• Source data
** Begin **

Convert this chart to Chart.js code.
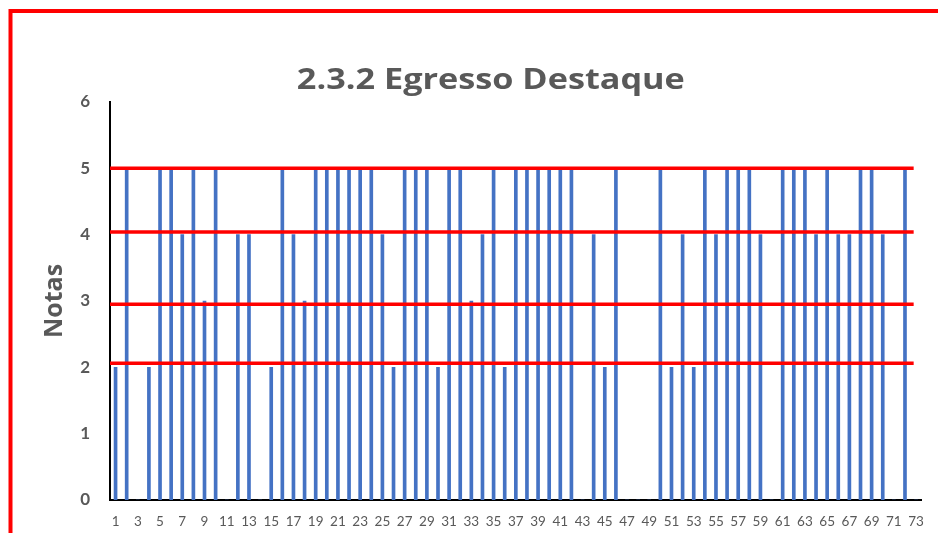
<!DOCTYPE html>
<html>
<head>
<meta charset="utf-8">
<title>2.3.2 Egresso Destaque</title>
<script src="https://cdn.jsdelivr.net/npm/chart.js@4.4.1/dist/chart.umd.min.js"></script>
<style>
    html, body { margin: 0; padding: 0; background: #fff; }
    #wrap { width: 938px; height: 533px; position: relative; }
</style>
</head>
<body>
<div id="wrap"><canvas id="graf"></canvas></div>
<script>
// notas por egresso (1..73), zero = sem nota
const egressos = Array.from({ length: 73 }, (_, i) => String(i + 1));
const notas = [
    2, 5, 0, 2, 5, 5, 4, 5, 3, 5,
    0, 4, 4, 0, 2, 5, 4, 3, 5, 5,
    5, 5, 5, 5, 4, 2, 5, 5, 5, 2,
    5, 5, 3, 4, 5, 2, 5, 5, 5, 5,
    5, 5, 0, 4, 2, 5, 0, 0, 0, 5,
    2, 4, 2, 5, 4, 5, 5, 5, 4, 0,
    5, 5, 5, 4, 5, 4, 4, 5, 5, 4,
    0, 5, 0
];
const ticksY = [0, 1, 2, 3, 4, 5, 6];
// linhas vermelhas marcadas sobre o gráfico
const linhasVermelhas = [5, 4.04, 2.95, 2.06];

const titulo = '2.3.2 Egresso Destaque';
const cinza = '#595959';

// título (um pouco esticado na horizontal), linhas vermelhas e moldura
const marcacoes = {
    id: 'marcacoes',
    afterDatasetsDraw(chart) {
        const { ctx, chartArea, scales } = chart;
        ctx.save();

        ctx.font = 'bold 29px "Open Sans"';
        ctx.fillStyle = cinza;
        ctx.textAlign = 'center';
        ctx.textBaseline = 'alphabetic';
        const larg = ctx.measureText(titulo).width;
        const esc = 388 / larg;
        ctx.save();
        ctx.translate(chartArea.left + (chartArea.right - chartArea.left) / 2 - 25, 89);
        ctx.scale(esc, 1);
        ctx.fillText(titulo, 0, 0);
        ctx.restore();

        ctx.strokeStyle = '#FF0000';
        ctx.lineWidth = 3.5;
        linhasVermelhas.forEach(v => {
            const y = scales.y.getPixelForValue(v);
            ctx.beginPath();
            ctx.moveTo(chartArea.left, y);
            ctx.lineTo(chartArea.right - 8, y);
            ctx.stroke();
        });
        // moldura
        ctx.lineWidth = 4;
        ctx.beginPath();
        ctx.moveTo(10.5, chart.height);
        ctx.lineTo(10.5, 11);
        ctx.lineTo(chart.width, 11);
        ctx.stroke();
        ctx.restore();
    }
};

new Chart('graf', {
    type: 'bar',
    data: {
        labels: egressos,
        datasets: [{
            data: notas,
            backgroundColor: '#4472C4',
            barThickness: 3
        }]
    },
    options: {
        responsive: true,
        maintainAspectRatio: false,
        animation: false,
        layout: { padding: { left: 30, right: 10, top: 102, bottom: 0 } },
        plugins: {
            legend: { display: false },
            tooltip: { enabled: false },
            title: { display: false }
        },
        scales: {
            x: {
                afterFit: scale => { scale.height = 33; },
                grid: { display: false, drawTicks: false },
                border: { display: true, color: '#000', width: 2 },
                ticks: {
                    autoSkip: false,
                    maxRotation: 0,
                    color: cinza,
                    padding: 14,
                    font: { family: 'Lato', size: 13.5 },
                    callback: (v, i) => (i % 2 === 0 ? egressos[i] : '')
                }
            },
            y: {
                min: 0,
                max: 6,
                afterBuildTicks: scale => { scale.ticks = ticksY.map(v => ({ value: v })); },
                afterFit: scale => { scale.width = 80; },
                grid: { display: false, drawTicks: false },
                border: { display: true, color: '#000', width: 2 },
                ticks: {
                    color: cinza,
                    padding: 20,
                    font: { family: 'Lato', size: 17, weight: 'bold' }
                },
                title: {
                    display: true,
                    text: 'Notas',
                    color: cinza,
                    padding: { top: 10, bottom: 0 },
                    font: { family: 'Open Sans', size: 25, weight: 'bold' }
                }
            }
        }
    },
    plugins: [marcacoes]
});
</script>
</body>
</html>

** End **

• What you need to do
From the data above, write out everything exactly except the pictures.

• Answer
Convert this chart to Chart.js code.
<!DOCTYPE html>
<html>
<head>
<meta charset="utf-8">
<title>2.3.2 Egresso Destaque</title>
<script src="https://cdn.jsdelivr.net/npm/chart.js@4.4.1/dist/chart.umd.min.js"></script>
<style>
    html, body { margin: 0; padding: 0; background: #fff; }
    #wrap { width: 938px; height: 533px; position: relative; }
</style>
</head>
<body>
<div id="wrap"><canvas id="graf"></canvas></div>
<script>
// notas por egresso (1..73), zero = sem nota
const egressos = Array.from({ length: 73 }, (_, i) => String(i + 1));
const notas = [
    2, 5, 0, 2, 5, 5, 4, 5, 3, 5,
    0, 4, 4, 0, 2, 5, 4, 3, 5, 5,
    5, 5, 5, 5, 4, 2, 5, 5, 5, 2,
    5, 5, 3, 4, 5, 2, 5, 5, 5, 5,
    5, 5, 0, 4, 2, 5, 0, 0, 0, 5,
    2, 4, 2, 5, 4, 5, 5, 5, 4, 0,
    5, 5, 5, 4, 5, 4, 4, 5, 5, 4,
    0, 5, 0
];
const ticksY = [0, 1, 2, 3, 4, 5, 6];
// linhas vermelhas marcadas sobre o gráfico
const linhasVermelhas = [5, 4.04, 2.95, 2.06];

const titulo = '2.3.2 Egresso Destaque';
const cinza = '#595959';

// título (um pouco esticado na horizontal), linhas vermelhas e moldura
const marcacoes = {
    id: 'marcacoes',
    afterDatasetsDraw(chart) {
        const { ctx, chartArea, scales } = chart;
        ctx.save();

        ctx.font = 'bold 29px "Open Sans"';
        ctx.fillStyle = cinza;
        ctx.textAlign = 'center';
        ctx.textBaseline = 'alphabetic';
        const larg = ctx.measureText(titulo).width;
        const esc = 388 / larg;
        ctx.save();
        ctx.translate(chartArea.left + (chartArea.right - chartArea.left) / 2 - 25, 89);
        ctx.scale(esc, 1);
        ctx.fillText(titulo, 0, 0);
        ctx.restore();

        ctx.strokeStyle = '#FF0000';
        ctx.lineWidth = 3.5;
        linhasVermelhas.forEach(v => {
            const y = scales.y.getPixelForValue(v);
            ctx.beginPath();
            ctx.moveTo(chartArea.left, y);
            ctx.lineTo(chartArea.right - 8, y);
            ctx.stroke();
        });
        // moldura
        ctx.lineWidth = 4;
        ctx.beginPath();
        ctx.moveTo(10.5, chart.height);
        ctx.lineTo(10.5, 11);
        ctx.lineTo(chart.width, 11);
        ctx.stroke();
        ctx.restore();
    }
};

new Chart('graf', {
    type: 'bar',
    data: {
        labels: egressos,
        datasets: [{
            data: notas,
            backgroundColor: '#4472C4',
            barThickness: 3
        }]
    },
    options: {
        responsive: true,
        maintainAspectRatio: false,
        animation: false,
        layout: { padding: { left: 30, right: 10, top: 102, bottom: 0 } },
        plugins: {
            legend: { display: false },
            tooltip: { enabled: false },
            title: { display: false }
        },
        scales: {
            x: {
                afterFit: scale => { scale.height = 33; },
                grid: { display: false, drawTicks: false },
                border: { display: true, color: '#000', width: 2 },
                ticks: {
                    autoSkip: false,
                    maxRotation: 0,
                    color: cinza,
                    padding: 14,
                    font: { family: 'Lato', size: 13.5 },
                    callback: (v, i) => (i % 2 === 0 ? egressos[i] : '')
                }
            },
            y: {
                min: 0,
                max: 6,
                afterBuildTicks: scale => { scale.ticks = ticksY.map(v => ({ value: v })); },
                afterFit: scale => { scale.width = 80; },
                grid: { display: false, drawTicks: false },
                border: { display: true, color: '#000', width: 2 },
                ticks: {
                    color: cinza,
                    padding: 20,
                    font: { family: 'Lato', size: 17, weight: 'bold' }
                },
                title: {
                    display: true,
                    text: 'Notas',
                    color: cinza,
                    padding: { top: 10, bottom: 0 },
                    font: { family: 'Open Sans', size: 25, weight: 'bold' }
                }
            }
        }
    },
    plugins: [marcacoes]
});
</script>
</body>
</html>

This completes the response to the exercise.